Allie has been head librarian at the University since 1992, a period that has spanned not just the transition to senior college programs, but also to another campus and a different facility on that campus. Her tireless, single-minded attention to the quality of library services has been a significant part of Ohio Valley’s move to university status. “If our library simply maintained its programs and services from 1992 to last spring, there would have been no way we could have successfully petitioned the accrediting association for a status change,” Provost Dr. Joy Jones comments. “Our head librarian’s commitment to excellence definitely helped sell university status. No doubt about it.”

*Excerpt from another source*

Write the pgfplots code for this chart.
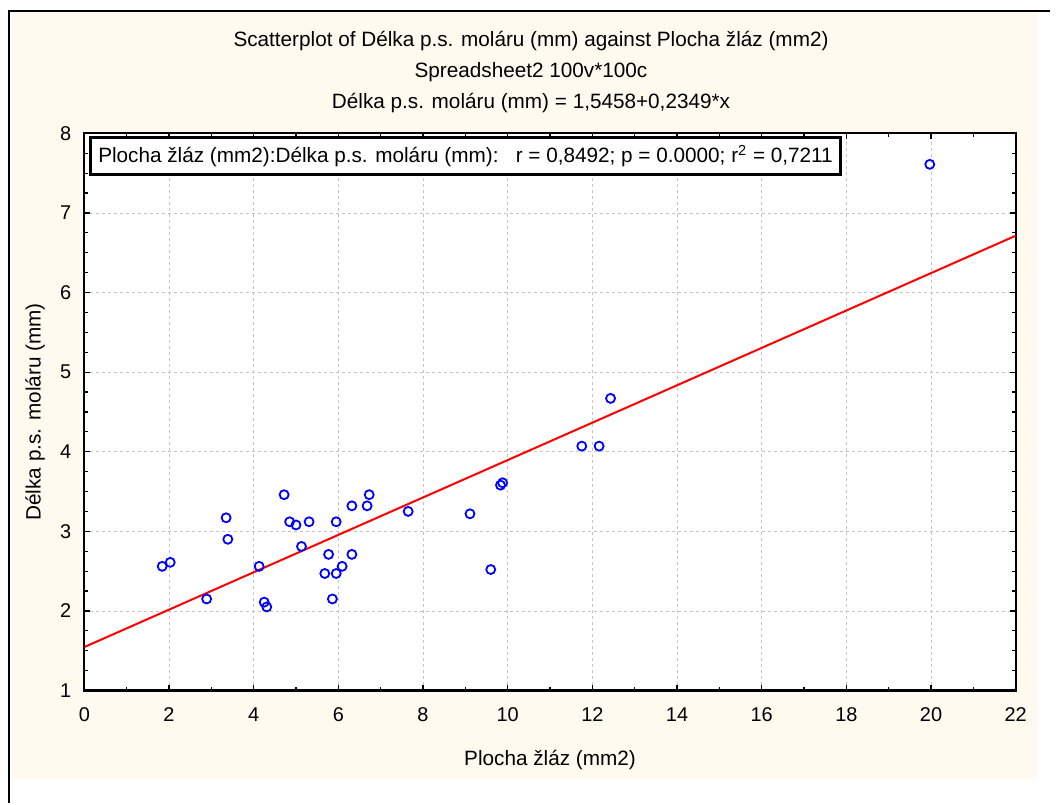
\documentclass[border=0pt]{standalone}
\usepackage{fontspec}
\setmainfont{Liberation Sans}
\usepackage{pgfplots}
\pgfplotsset{compat=1.18}
\usetikzlibrary{backgrounds}
\definecolor{panel}{RGB}{255,250,240}
\definecolor{gridc}{RGB}{195,195,195}

\begin{document}
\begin{tikzpicture}
\begin{axis}[
  scale only axis, width=465.7bp, height=278.6bp,
  xmin=0, xmax=22, ymin=1, ymax=8,
  xtick={0,2,...,22}, ytick={1,...,8},
  minor x tick num=1, minor y tick num=3,
  tick align=inside, xtick pos=both, ytick pos=both,
  major tick length=3bp, minor tick length=1.8bp,
  every tick/.style={black, line width=0.6bp},
  axis line style={line width=1.1bp},
  grid=major,
  major grid style={gridc, line width=0.4bp, dash pattern=on 1.5bp off 1.5bp},
  axis background/.style={fill=white},
  tick label style={font=\fontsize{10}{11}\selectfont},
  /pgf/number format/assume math mode=true,
  xticklabel shift=5.2bp, yticklabel shift=3bp,
  title={Scatterplot of Délka p.s. moláru (mm) against Plocha žláz (mm2)\\
         Spreadsheet2 100v*100c\\
         Délka p.s. moláru (mm) = 1,5458+0,2349*x},
  title style={at={(axis description cs:0.4796,1.0885)}, anchor=center,
    align=center, font=\fontsize{10.4}{15.5}\selectfont},
  xlabel={Plocha žláz (mm2)},
  xlabel style={at={(axis description cs:0.5,-0.1247)}, anchor=center,
    font=\fontsize{10.4}{11}\selectfont},
  ylabel={Délka p.s. moláru (mm)},
  ylabel style={at={(axis description cs:-0.0529,0.5)}, anchor=center,
    font=\fontsize{10.4}{11}\selectfont},
]
\coordinate (O) at (rel axis cs:0,0);
\addplot[red, line width=1bp] coordinates {(0,1.5458) (22,6.7136)};
\addplot[only marks, mark=o, blue, mark size=2.25bp,
  mark options={line width=0.9bp}] coordinates {
  (1.84,2.56) (2.03,2.61) (2.89,2.15) (3.35,3.17) (3.39,2.90)
  (4.13,2.56) (4.25,2.11) (4.31,2.05) (4.72,3.46) (4.85,3.12)
  (5.00,3.08) (5.13,2.81) (5.31,3.12) (5.68,2.47) (5.77,2.71)
  (5.86,2.15) (5.95,2.47) (5.95,3.12) (6.09,2.56) (6.32,2.71)
  (6.32,3.32) (6.68,3.32) (6.73,3.46) (7.65,3.25) (9.11,3.22)
  (9.60,2.52) (9.83,3.58) (9.88,3.61) (11.75,4.07) (12.16,4.07)
  (12.43,4.67) (19.97,7.61)
};
\node[draw, line width=1.3bp, fill=white, anchor=north west,
  inner xsep=4bp, minimum height=18.5bp,
  font=\fontsize{10.4}{11}\selectfont]
  at (rel axis cs:0.005,0.9951)
  {Plocha žláz (mm2):Délka p.s. moláru (mm):\ \ \ r = 0,8492; p = 0.0000; r\textsuperscript{2} = 0,7211};
\end{axis}
% cream panel with its black frame on top and left, behind the axis
\begin{scope}[on background layer, shift={(O)}, x=1bp, y=1bp]
\fill[panel] (-36.15,-44.25) rectangle (476.7,339.25);
\draw[line width=1bp] (-37.65,-56.25) -- (-37.65,339.75) -- (482.85,339.75);
\useasboundingbox (-42.15,-56.25) rectangle (487.35,345.25);
\end{scope}
\end{tikzpicture}
\end{document}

In January, David and Allie will be busy in their new home and in their new work at Rochester College. Those of us who have been blessed to work with them over the years refuse to believe that the Rochester campus family has any idea what a blessing they are about to receive. And while we will be very busy with the new term at Ohio Valley University, none of us expects to be so focused as to be unable to feel that things are not as they were. And we know we will not be able to set that feeling aside until we have found a way to fill the void created by the Kellers’ absence.